The exact format for a BOM will vary depending on the nature of the product being manufactured, but it is typical for two distinctly different types of BOM to be associated with each product—one used for the engineering phase when a product is first being developed, and another type of BOM used when the product rolls out to mass production for shipping to customers.

Key Items for a BOM

A good BOM always includes certain essential elements:

  • BOM level: Each part or assembly in the BOM must receive a number or ranking that explains where it fits into the BOM hierarchy. This makes it easier for anyone to understand the BOM.
  • Part number: The BOM should assign a part number to each item, which allows anyone involved in the manufacturing cycle to reference and identify parts instantly. To avoid confusion, each part must receive only one part number.
  • Part name: Each part, material, or assembly should also include a detailed, unique name that allows anyone to identify the part easily without having to reference other sources.
  • Phase: Make sure to record the lifecycle stage of each part in the BOM. For example, for parts that are the process of being completed, a term like “In Production” can be used. Other terms, such as “Unreleased” or “In Design” can be used for parts that have not yet been approved. Such terms are especially helpful during new product introductions since they allow progress to be tracked easily.

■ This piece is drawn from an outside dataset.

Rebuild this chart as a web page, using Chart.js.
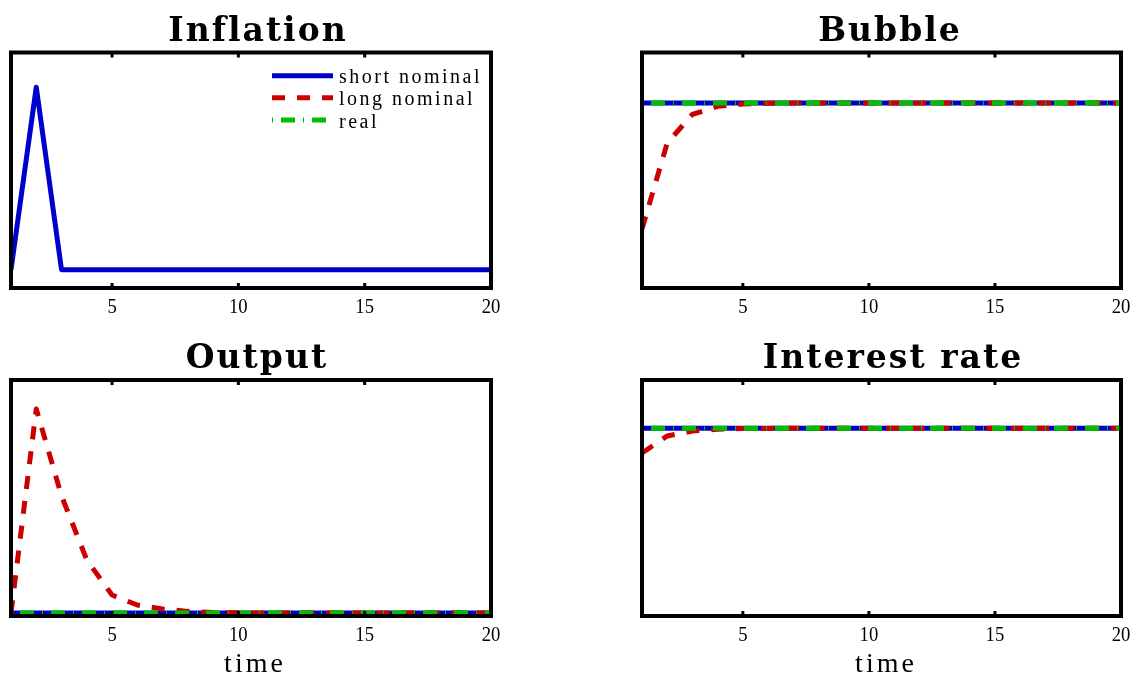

  • Description: A comprehensive, informative description of each material or part must be included. This description helps you and others identify parts and distinguish between similar parts and materials.
  • Quantity: The number of each part used in each assembly must be specified in order for the BOM to serve as an accurate purchasing tool.

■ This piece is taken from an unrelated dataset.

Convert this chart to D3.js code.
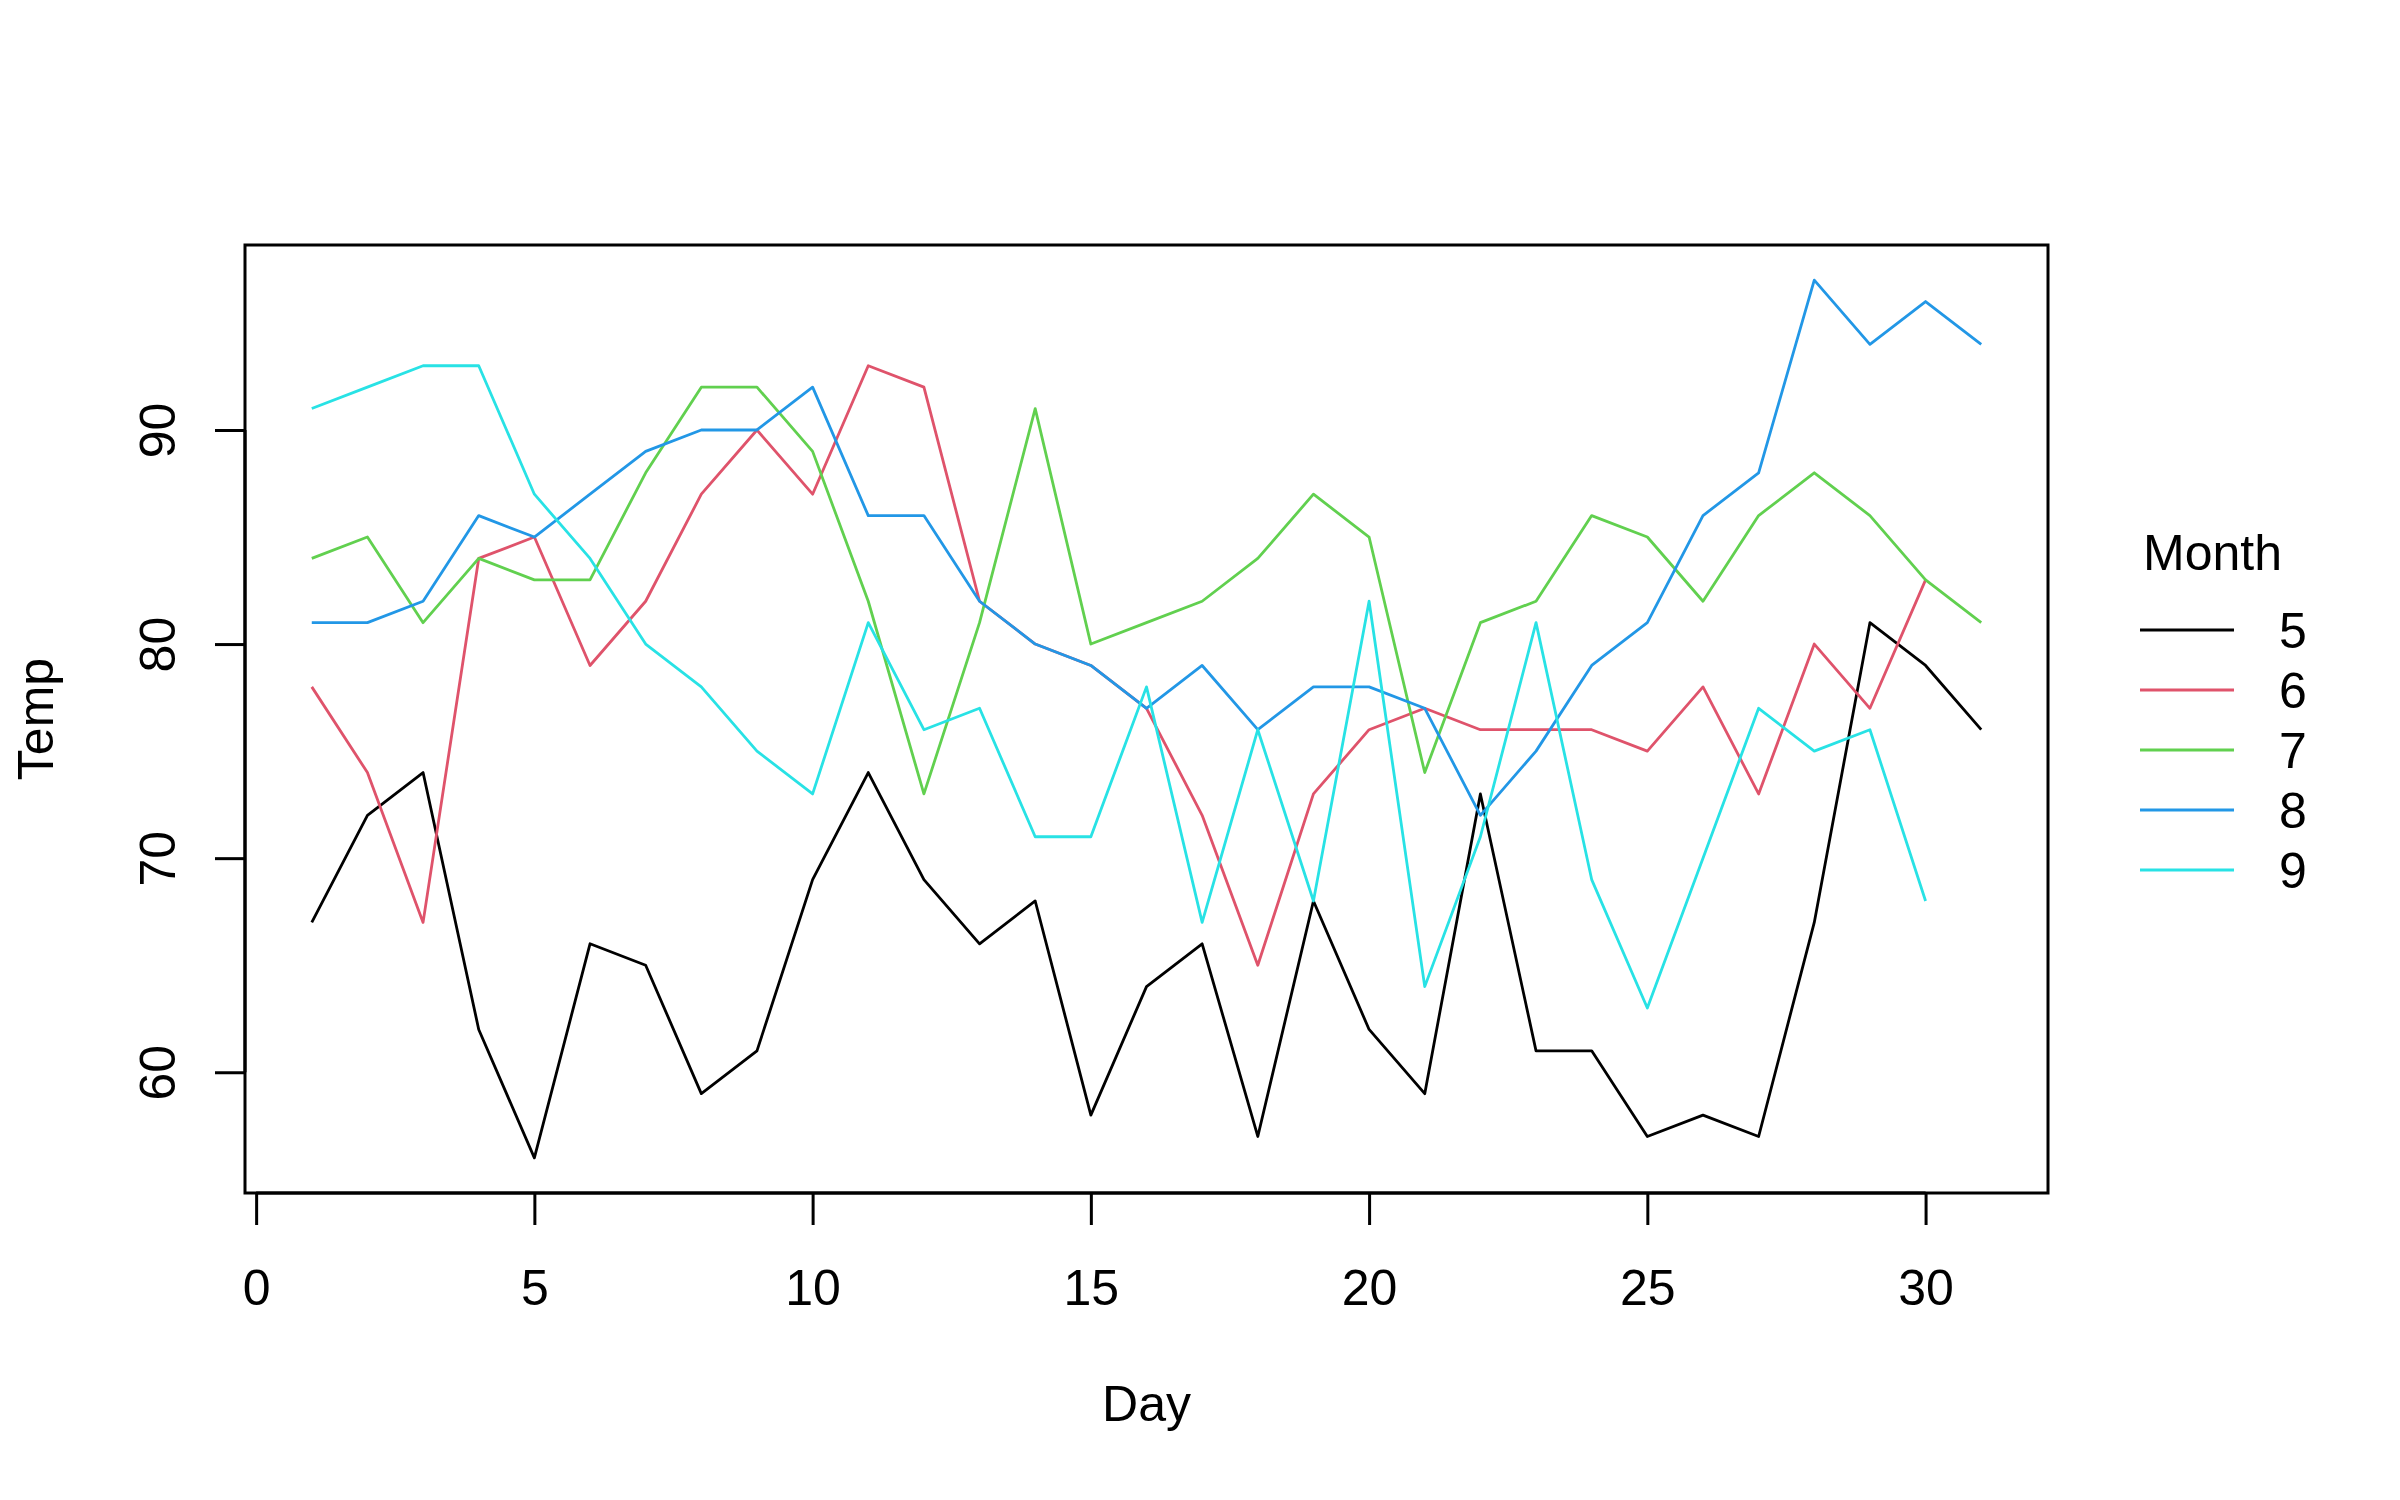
<!DOCTYPE html>
<html><head><meta charset="utf-8">
<script src="https://cdn.jsdelivr.net/npm/d3@7"></script>
<style>body{margin:0;background:#fff}text{font-family:"Liberation Sans",Arial,sans-serif}</style>
</head><body><svg id="c" width="2400" height="1500"></svg>
<script>
const months = ["5","6","7","8","9"];
const colors = ["#000000","#DF536B","#61D04F","#2297E6","#28E2E5"];
const may  = [67,72,74,62,56,66,65,59,61,69,74,69,66,68,58,64,66,57,68,62,59,73,61,61,57,58,57,67,81,79,76];
const june = [78,74,67,84,85,79,82,87,90,87,93,92,82,80,79,77,72,65,73,76,77,76,76,76,75,78,73,80,77,83];
const july = [84,85,81,84,83,83,88,92,92,89,82,73,81,91,80,81,82,84,87,85,74,81,82,86,85,82,86,88,86,83,81];
const aug  = [81,81,82,86,85,87,89,90,90,92,86,86,82,80,79,77,79,76,78,78,77,72,75,79,81,86,88,97,94,96,94];
const sep  = [91,92,93,93,87,84,80,78,75,73,81,76,77,71,71,78,67,76,68,82,64,71,81,69,63,70,77,75,76,68];
const series = [may, june, july, aug, sep];
const xTicks = [0,5,10,15,20,25,30];
const yTicks = [60,70,80,90];

const svg = d3.select("#c");
const L=245, R=2048, T=245, B=1193;
const x = d3.scaleLinear().domain([-0.2,32.2]).range([L,R]);
const y = d3.scaleLinear().domain([54.36,98.64]).range([B,T]);

const line = d3.line().x((d,i)=>x(i+1)).y(d=>y(d));
series.forEach((s,k)=>{
  svg.append("path").datum(s).attr("d",line).attr("fill","none")
    .attr("stroke",colors[k]).attr("stroke-width",2.8).attr("stroke-linejoin","round");
});

svg.append("rect").attr("x",L).attr("y",T).attr("width",R-L).attr("height",B-T)
  .attr("fill","none").attr("stroke","#000").attr("stroke-width",3);

// x axis
const xa = svg.append("g").attr("transform",`translate(0,${B})`)
  .call(d3.axisBottom(x).tickValues(xTicks).tickSize(32).tickPadding(44).tickFormat(d3.format("d")));
xa.select(".domain").attr("d",`M${x(0)},0H${x(30)}`).attr("stroke-width",3);
xa.selectAll(".tick line").attr("stroke-width",3);
xa.selectAll("text").attr("font-size",50).attr("fill","#000").attr("font-family","Liberation Sans, Arial, sans-serif");

// y axis
const ya = svg.append("g").attr("transform",`translate(${L},0)`)
  .call(d3.axisLeft(y).tickValues(yTicks).tickSize(30).tickFormat(d3.format("d")));
ya.select(".domain").attr("d",`M0,${y(60)}V${y(90)}`).attr("stroke-width",3);
ya.selectAll(".tick line").attr("stroke-width",3);
ya.selectAll("text").remove();
ya.selectAll(".tick").append("text").attr("transform","translate(-70,0) rotate(-90)")
  .attr("text-anchor","middle").attr("font-size",50).attr("fill","#000").text(d=>d);

svg.append("text").attr("x",(L+R)/2).attr("y",1421).attr("text-anchor","middle").attr("font-size",50).text("Day");
svg.append("text").attr("transform",`translate(53,${(T+B)/2}) rotate(-90)`).attr("text-anchor","middle").attr("font-size",50).text("Temp");

// legend
const lg = svg.append("g");
lg.append("text").attr("x",2143).attr("y",570).attr("font-size",50).text("Month");
months.forEach((m,k)=>{
  const yy = 630 + k*60;
  lg.append("line").attr("x1",2140).attr("x2",2234).attr("y1",yy).attr("y2",yy)
    .attr("stroke",colors[k]).attr("stroke-width",3);
  lg.append("text").attr("x",2279).attr("y",yy+18).attr("font-size",50).text(m);
});
</script></body></html>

  • Unit of measure: The BOM must specify what unit of measure is being used to quantify the part or material. Terms like “each,” “inches,” “feet,” “ounces,” and similar identifiers of quantity can be used. This information helps ensure that correct quantities are purchased and delivered to assembly lines.
  • Procurement type: Each part should be identified as something that is purchased off the shelf or manufactured according to project specifications.
  • Reference designators: When a product includes printed circuit board assemblies (PCBAs), the BOM should have reference designators that explain in detail how the part fits on the circuit boards.
  • BOM notes: Make sure to include any additional information that is necessary for those who will use the BOM.